Depuis quelques mois maintenant, des comités de « Jeunes en lutte pour l’emploi » se développent en Wallonie et à Bruxelles. A la rentrée, les premières activités seront également lancées en Flandre (voir ci-dessous). Nous avons interviewé Antoine Thioux, animateur au centre Jeunes-Taboo (un centre jeunes lié à la FGTB) et pour les jeunes-FGTB de Charleroi. Il est l’un des initiateurs du comité du Hainaut.

Lutte Socialiste : Pourquoi as-tu trouvé nécessaire et important de t’impliquer dans ce comité de Jeunes en lutte pour l’emploi ?

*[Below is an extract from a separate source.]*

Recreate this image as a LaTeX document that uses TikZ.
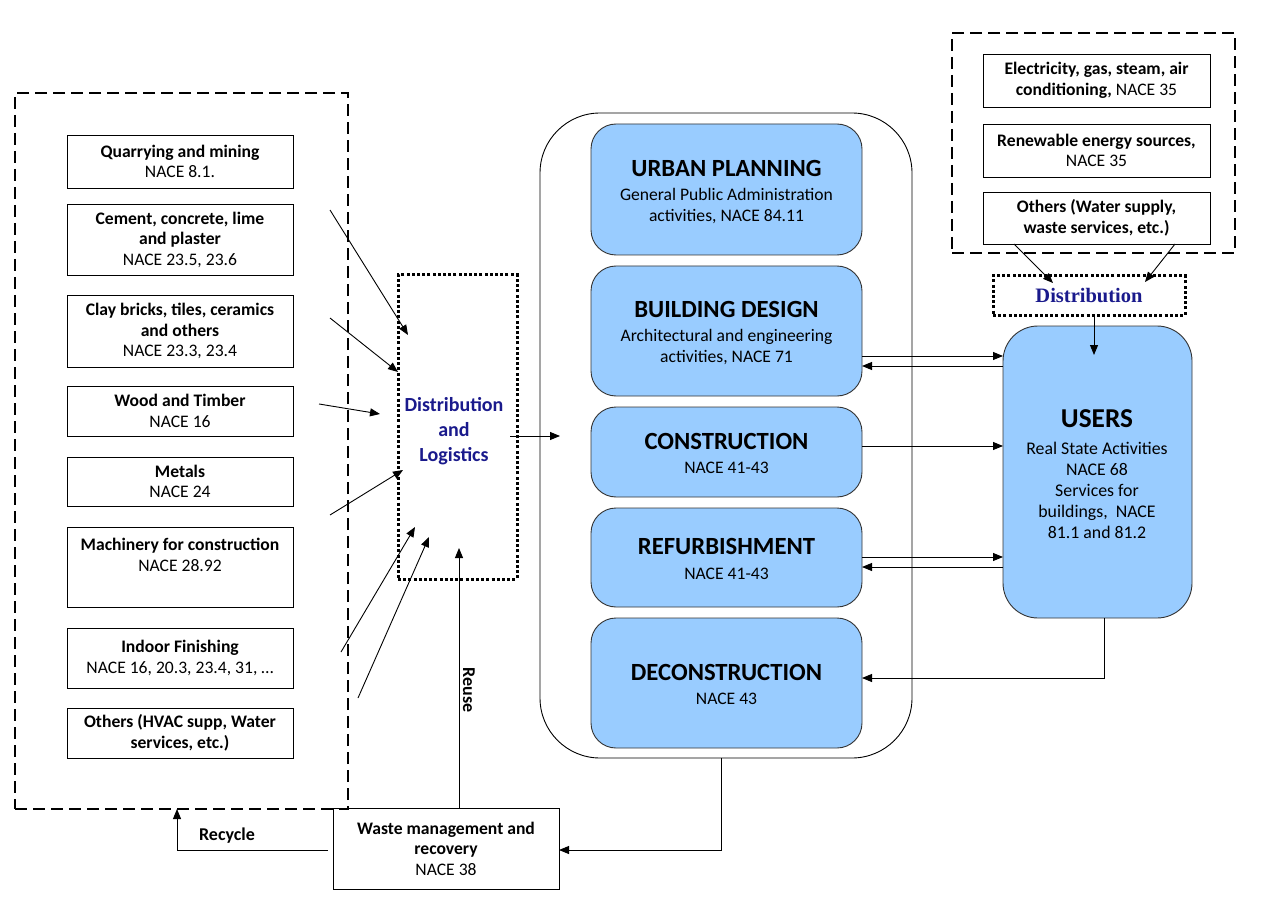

Antoine Thioux : ‘‘On vit dans une société de la pensée unique, et depuis quelques décennies, le modèle qu’on nous a poussé dans le crâne, c’est celui du tout au profit. Ce n’est pas vraiment activement contesté chez les jeunes et cette campagne, c’est aussi l’opportunité de commencer quelque chose par rapport à ça. Les jeunes ne sont pas uniquement des consommateurs, comme on cherche très souvent à le faire croire et à leur faire croire. Ils peuvent être de réels acteurs, des acteurs de la démocratie. La démocratie, ce n’est pas seulement aller voter de temps à autre, c’est s’impliquer en tant que citoyen dans la société. La démocratie doit être la plus participative et la plus directe possible, et çà c’est à nous, citoyen de le concrétiser.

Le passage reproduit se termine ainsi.